3. Membangun identitas di suatu komunitas
Komunitas dan games merupakan dua hal yang saling mempengaruhi. Di satu sisi, games bisa terkenal apabila terdapat banyak orang yang memainkannya. Kemudian tumbuhlah komunitas yang membuat games tersebut trending. Di sisi lain, saat ini games juga menjadi cara bersosialisasi tersendiri. Muda mudi ngumpul di warung kopi dengan koneksi internet sambil main bareng. Bahkan ada pula yang membikin turnamen tersendiri.
Bisa dikatakan bahwa games, utamanya yang berbasis online memberi siapa pun kesempatan untuk menjalin identitas baru. Lebih jauh lagi, siapapun bisa terlibat dalam aktivitas di negeri imajiner yang tidak akan menghakimi mereka seperti dunia nyata.
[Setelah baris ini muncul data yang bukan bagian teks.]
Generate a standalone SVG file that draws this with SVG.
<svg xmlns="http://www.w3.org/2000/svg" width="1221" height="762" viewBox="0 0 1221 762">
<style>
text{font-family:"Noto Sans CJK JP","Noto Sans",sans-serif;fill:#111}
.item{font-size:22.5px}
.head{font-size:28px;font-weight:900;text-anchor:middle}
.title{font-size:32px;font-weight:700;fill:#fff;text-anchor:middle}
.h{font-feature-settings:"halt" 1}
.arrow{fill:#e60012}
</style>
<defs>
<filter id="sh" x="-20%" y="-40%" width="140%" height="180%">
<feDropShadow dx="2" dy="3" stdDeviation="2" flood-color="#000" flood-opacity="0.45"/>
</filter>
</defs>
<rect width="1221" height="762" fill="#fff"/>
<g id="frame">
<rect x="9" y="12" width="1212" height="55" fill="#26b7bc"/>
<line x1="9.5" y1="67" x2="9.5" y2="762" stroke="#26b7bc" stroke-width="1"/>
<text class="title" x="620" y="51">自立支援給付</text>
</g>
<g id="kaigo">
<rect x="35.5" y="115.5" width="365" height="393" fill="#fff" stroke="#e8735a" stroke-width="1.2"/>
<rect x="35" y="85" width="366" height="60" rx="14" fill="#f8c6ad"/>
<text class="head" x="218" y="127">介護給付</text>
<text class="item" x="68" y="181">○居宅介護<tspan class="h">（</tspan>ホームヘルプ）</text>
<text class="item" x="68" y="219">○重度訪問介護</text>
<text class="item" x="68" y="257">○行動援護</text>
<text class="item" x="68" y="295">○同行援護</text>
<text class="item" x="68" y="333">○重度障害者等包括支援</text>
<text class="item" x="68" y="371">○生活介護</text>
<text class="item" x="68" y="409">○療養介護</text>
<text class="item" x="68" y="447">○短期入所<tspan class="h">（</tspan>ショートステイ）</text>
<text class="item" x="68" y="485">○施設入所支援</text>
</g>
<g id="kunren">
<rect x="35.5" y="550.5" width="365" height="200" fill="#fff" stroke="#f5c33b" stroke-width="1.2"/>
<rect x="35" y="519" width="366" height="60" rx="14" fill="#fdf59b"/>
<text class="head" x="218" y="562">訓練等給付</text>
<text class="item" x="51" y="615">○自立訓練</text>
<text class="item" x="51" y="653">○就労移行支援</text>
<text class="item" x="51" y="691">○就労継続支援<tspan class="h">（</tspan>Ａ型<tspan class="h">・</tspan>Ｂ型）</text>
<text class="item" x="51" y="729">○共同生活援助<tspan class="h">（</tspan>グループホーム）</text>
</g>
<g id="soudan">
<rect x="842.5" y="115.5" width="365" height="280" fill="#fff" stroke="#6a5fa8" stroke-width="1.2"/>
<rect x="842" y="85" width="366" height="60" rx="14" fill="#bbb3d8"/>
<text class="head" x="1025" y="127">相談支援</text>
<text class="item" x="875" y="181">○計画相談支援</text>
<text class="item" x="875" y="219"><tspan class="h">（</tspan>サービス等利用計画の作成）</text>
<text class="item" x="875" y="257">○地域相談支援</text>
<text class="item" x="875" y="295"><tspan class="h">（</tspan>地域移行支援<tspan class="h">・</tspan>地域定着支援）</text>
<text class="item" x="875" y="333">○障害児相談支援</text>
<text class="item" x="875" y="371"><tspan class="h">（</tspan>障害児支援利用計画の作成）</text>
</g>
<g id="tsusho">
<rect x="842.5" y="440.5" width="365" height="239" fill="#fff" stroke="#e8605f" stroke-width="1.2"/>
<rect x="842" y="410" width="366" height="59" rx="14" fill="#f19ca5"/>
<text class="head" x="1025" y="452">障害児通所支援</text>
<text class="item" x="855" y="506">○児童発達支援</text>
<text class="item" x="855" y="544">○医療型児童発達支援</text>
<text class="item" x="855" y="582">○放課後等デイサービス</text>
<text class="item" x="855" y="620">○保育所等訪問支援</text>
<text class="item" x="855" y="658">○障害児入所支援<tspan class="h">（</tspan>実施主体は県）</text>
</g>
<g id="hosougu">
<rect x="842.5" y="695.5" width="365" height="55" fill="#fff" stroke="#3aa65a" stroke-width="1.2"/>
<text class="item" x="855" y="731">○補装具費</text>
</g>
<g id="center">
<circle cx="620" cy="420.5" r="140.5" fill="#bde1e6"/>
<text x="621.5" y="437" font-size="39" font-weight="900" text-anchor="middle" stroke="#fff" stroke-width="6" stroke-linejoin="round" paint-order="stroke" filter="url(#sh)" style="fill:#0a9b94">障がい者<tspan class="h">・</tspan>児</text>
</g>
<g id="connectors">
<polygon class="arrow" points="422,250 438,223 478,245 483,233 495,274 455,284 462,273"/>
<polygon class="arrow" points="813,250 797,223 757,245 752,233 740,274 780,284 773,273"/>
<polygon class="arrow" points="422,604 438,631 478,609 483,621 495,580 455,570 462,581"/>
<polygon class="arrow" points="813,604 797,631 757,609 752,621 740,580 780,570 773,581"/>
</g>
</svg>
Mereka yang tidak memiliki kepercayaan diri untuk menjalin relasi pertemanan di dunia nyata, bisa jadi menemukan panggungnya di dunia games.
4. Meningkatkan kemampuan membangun strategi
Games yang sukses, atau dengan kata lain, games yang trending dan membuat ketagihan memiliki kemampuan untuk terus men-challenge pemainnya. Banyak permainan yang menawarkan tingkat kompleksitas sedemikian rupa. Apalagi games yang membuat pemainnya beradu strategi di satu arena.
Para pemain bisa memperoleh kemampuan membangun strategi yang diterapkan pada suatu situasi. Setelah mempelajari keterampilan ini, permainan menjadi lebih kompleks. Dampaknya, pemain ingin menyelesaikan tantangan yang semakin sulit.
Hal ini dibenarkan oleh Profesor Ilmu Komputer, Maria Klavee. Dia mengatakan bahwa games memberikan teka-teki yang harus dipecahkan. Ini bisa membangun pemikiran strategis dan kritis bagi para pemainnya.
Empat alasan itu kiranya merupakan hal logis dan beralasan dari kondisi kecanduan games. Seperti pisau bermata dua, games juga punya sisi negatif dan positifnya sendiri.
Asal candu ini tidak membuatmu berhenti melakukan aktivitas produktif yang wajib kamu selesaikan. Rasanya tidak ada yang salah dengan bermain games.